Chinese efforts to portray their nation in Europe as a safe haven for investment appear to be falling flat.
Chinese Premier Li Qiang was in Germany and France this week, promoting post-COVID China as a nation of open institutions operating in a market-oriented, world-class business environment governed by a legal framework that safeguards the rights and interests of foreign companies.
Yet a record-high 64% of surveyed China-based European companies reported that doing business in China became more difficult in 2022, according to the latest survey released by the European Union Chamber of Commerce in China.
The chamber’s survey found European companies’ confidence in the Chinese market is at a record low with 30% of respondents reporting that year-on-year revenue decreased in 2022, and one in 10 respondents reporting they have already shifted, or plan to shift, their Asia headquarters or business unit headquarters out of mainland China.
An American Chamber of Commerce survey released earlier this year showed that the investment enthusiasm of American businesses in China has cooled as well.
Jens Eskelund, president of the EU Chamber of Commerce in China, who is based in Beijing, said at a media briefing on June 21 that the most recent survey is a signal to Beijing that conversations about governance are needed.
"China has now for the majority of our companies dropped out as a top three destination for European investment,” he said. “If you look at the very near term, it's actually worse than that. We have 53% of our respondents, who tell us that they do not have any plan for increasing their investments during the present year.”
The pessimistic outlook stands in contrast to hopeful remarks delivered by Li at a banquet Wednesday evening in France.
“We hope that Chinese and French entrepreneurs will firmly support economic globalization … and will work together to maintain the stability and resilience of the supply chain between China, France and Europe,” he said.
The EU survey was conducted over five weeks in February and March and obtained 570 replies from senior executives of European business member companies, accounting for 46% of the total number of members. Among the respondents, 80% have lived in China for more than 10 years.
The survey shows 75% of the respondents have actively strengthened the flexibility of their supply chains in the past two years. Of this group, 12% said that their company has moved the relevant production line investment out of China, with many production lines gradually moving to countries in South or Southeast Asia.
As many as 59% of the respondents said that their operations were affected by Chinese politics last year, and they expect this to continue this year. In particular, 26% of the respondents believe that boycotts by Chinese consumers have affected their operations and brought challenges.

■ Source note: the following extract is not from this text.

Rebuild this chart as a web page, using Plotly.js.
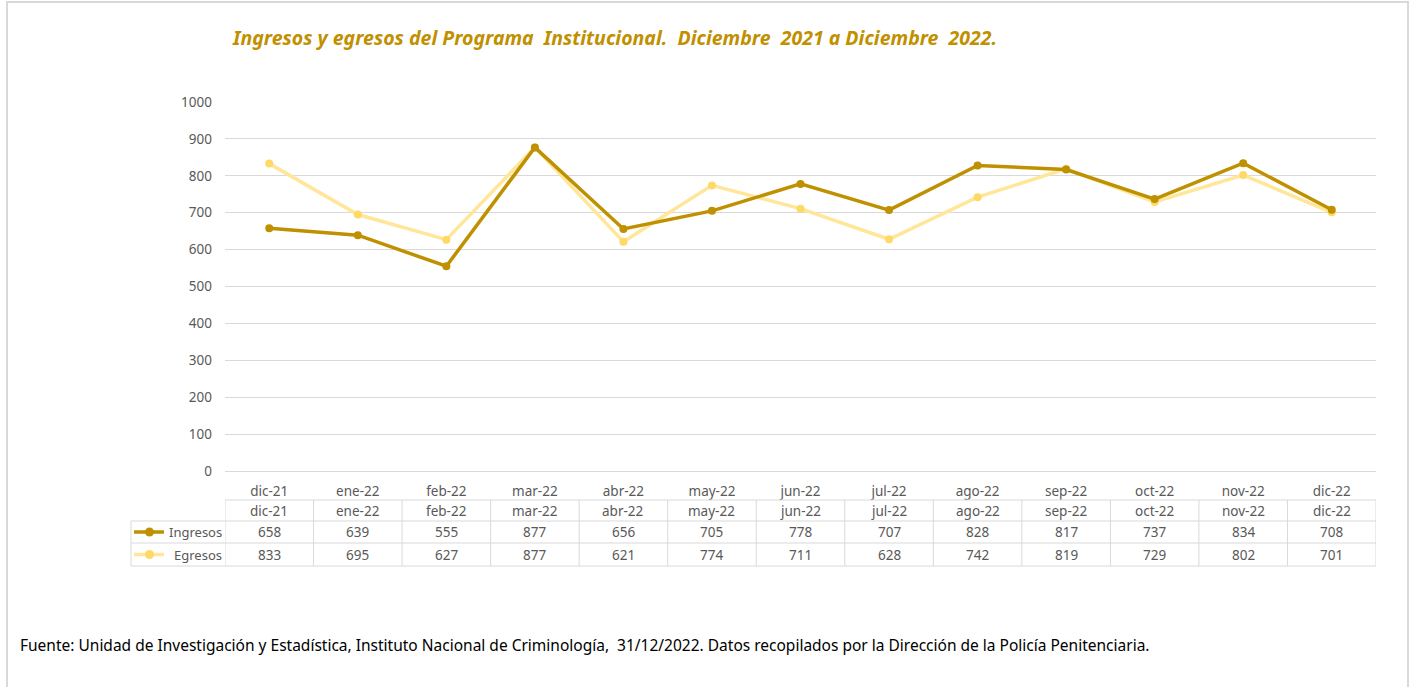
<!DOCTYPE html>
<html><head><meta charset="utf-8">
<script src="https://cdn.plot.ly/plotly-3.0.1.min.js"></script>
<style>html,body{margin:0;padding:0;background:#fff}#c{width:1413px;height:687px}</style>
</head><body><div id="c"></div>
<script>
const months = ["dic-21","ene-22","feb-22","mar-22","abr-22","may-22","jun-22","jul-22","ago-22","sep-22","oct-22","nov-22","dic-22"];
const ingresos = [658,639,555,877,656,705,778,707,828,817,737,834,708];
const egresos  = [833,695,627,877,621,774,711,628,742,819,729,802,701];
const seriesNames = ["Ingresos","Egresos"];
const titleText = "Ingresos y egresos del Programa  Institucional.  Diciembre  2021 a Diciembre  2022.";
const sourceText = "Fuente: Unidad de Investigación y Estadística, Instituto Nacional de Criminología,  31/12/2022. Datos recopilados por la Dirección de la Policía Penitenciaria.";

const gold = "#BF9000", light = "#FFE699", lightMk = "#FFD966";
const W=1413,H=687,L=225,R=1376,T=102,B=471;
const px = p => (p-L)/(R-L);
const py = p => (B-p)/(B-T);
const FONT = "Noto Sans";
const grid = "#d9d9d9";
const TF = 13.5;

const traces = [
  {x: months, y: egresos, name: seriesNames[1], mode:"lines+markers", line:{color:light,width:3.5}, marker:{color:lightMk,size:8}},
  {x: months, y: ingresos, name: seriesNames[0], mode:"lines+markers", line:{color:gold,width:3.5}, marker:{color:gold,size:8}}
];

const shapes = [], ann = [];
shapes.push({type:"rect",xref:"paper",yref:"paper",x0:px(7),x1:px(1408),y0:py(690),y1:py(2),line:{color:"#d9d9d9",width:2}});
const hl = [[500,L],[521,131],[543,131],[566,131]];
hl.forEach(([y,x0])=>shapes.push({type:"line",xref:"paper",yref:"paper",x0:px(x0),x1:px(R),y0:py(y),y1:py(y),line:{color:grid,width:1}}));
for(let i=0;i<=months.length;i++){
  shapes.push({type:"line",xref:"x",yref:"paper",x0:i-0.5,x1:i-0.5,y0:py(500),y1:py(566),line:{color:grid,width:1}});
}
shapes.push({type:"line",xref:"paper",yref:"paper",x0:px(131),x1:px(131),y0:py(521),y1:py(566),line:{color:grid,width:1}});
const rows = [[seriesNames[0],ingresos,532,gold,gold],[seriesNames[1],egresos,554.5,light,lightMk]];
rows.forEach(([nm,vals,yc,lc,mc])=>{
  shapes.push({type:"line",xref:"paper",yref:"paper",x0:px(134),x1:px(164),y0:py(yc),y1:py(yc),line:{color:lc,width:3.5}});
  shapes.push({type:"circle",xref:"paper",yref:"paper",x0:px(145),x1:px(154),y0:py(yc+4.5),y1:py(yc-4.5),fillcolor:mc,line:{color:mc,width:0}});
  ann.push({xref:"paper",yref:"paper",x:px(224),y:py(yc),text:nm,showarrow:false,xanchor:"right",yanchor:"middle",font:{family:FONT,size:13,color:"#595959"}});
  vals.forEach((v,i)=>ann.push({xref:"x",yref:"paper",x:months[i],y:py(yc),text:String(v),showarrow:false,yanchor:"middle",font:{family:FONT,size:TF,color:"#595959"}}));
});
months.forEach(m=>ann.push({xref:"x",yref:"paper",x:m,y:py(510.5),text:m,showarrow:false,yanchor:"middle",font:{family:FONT,size:TF,color:"#595959"}}));
ann.push({xref:"paper",yref:"paper",x:px(230),y:py(38),text:"<b><i>"+titleText+"</i></b>",showarrow:false,xanchor:"left",yanchor:"middle",font:{family:FONT,size:19.5,color:"#C09000"}});
ann.push({xref:"paper",yref:"paper",x:px(18),y:py(645),text:sourceText,showarrow:false,xanchor:"left",yanchor:"middle",font:{family:FONT,size:15.5,color:"#000"}});

const layout = {
  width:W,height:H,margin:{l:L,r:W-R,t:T,b:H-B},
  paper_bgcolor:"#fff",plot_bgcolor:"#fff",showlegend:false,
  xaxis:{type:"category",range:[-0.5,12.5],showgrid:false,zeroline:false,showline:true,linecolor:grid,linewidth:1,ticks:"",
    tickfont:{family:FONT,size:TF,color:"#595959"},ticklabelstandoff:8,fixedrange:true},
  yaxis:{range:[0,1000],dtick:100,showgrid:true,gridcolor:grid,gridwidth:1,zeroline:false,showline:false,ticks:"",
    tickfont:{family:FONT,size:TF,color:"#595959"},ticklabelstandoff:12,fixedrange:true},
  shapes:shapes,annotations:ann
};
Plotly.newPlot("c",traces,layout,{staticPlot:true});
</script></body></html>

Of the respondents, 63% said market access was an issue, as are regulatory barriers. More than 60% of European companies said that if the Chinese market provides greater access opportunities, they will expand investment in China.
Eskelund said, “We have this whole ambiguity or lack of clarity of where is it actually that China is going, and I think what a lot of companies are perceiving is that there is a little bit of mixed messaging from the Chinese government.”
He said that at the 20th National Congress of the Communist Party of China last year, the CCP repeatedly emphasized national security and self-sufficiency, but at the National People's Congress in March, the government repeatedly declared that it would expand opening up and attract foreign investment.
The contradictory policy declarations make it difficult for European companies to figure out if China still welcomes foreign investment.
Darson Chiu, a research fellow at the Taiwan Institute of Economic Research in Taipei, told VOA Mandarin, "Many of (Chinese President) Xi Jinping’s policies are unfriendly to foreign businesses. As a result of US-China tensions and some of China’s strict controls on both foreign and domestic manufacturers, foreign investors have lost confidence."
When major multinationals urge their contract manufacturers, including Taiwanese-owned factories, to move their production lines out of China, that means foreign investors have insufficient confidence in the Chinese market, he said. He added that hopes for a rebound will depend on whether China can attract foreign business with new market demand.
Chiu also said that China is suffering from excessive inventory and high local government debt. These are the result of excessive investment in production capacity and fiscal measures taken to stimulate its economy following the draconian lockdowns dictated by anti-COVID-19 policies.
Although China lifted the lockdown in December, the economic recovery remains weak. Chiu said that judging from the double-digit year-on-year decline in China's export orders to Taiwan for five consecutive months from January to May this year, the Chinese economy has not yet started to rebound.
Wang Xin, president of the Charigo Center for International Economic Cooperation in Beijing, said that despite some difficulties, China's economic growth trajectory has not changed.
He said in an email to VOA Mandarin, "Amid the headwinds facing the world economy, European and American companies are unsure about the future outlook. They may have limited options. China's overall opening-up policy and goals have not and cannot be changed."
Wang said if European and American companies leave China, they will miss future opportunities. China will be introducing more policies to retain foreign businesses, he said, but in the meantime, “the best way to attract foreign investors is to maintain social stability and keep the opening policy unchanged.”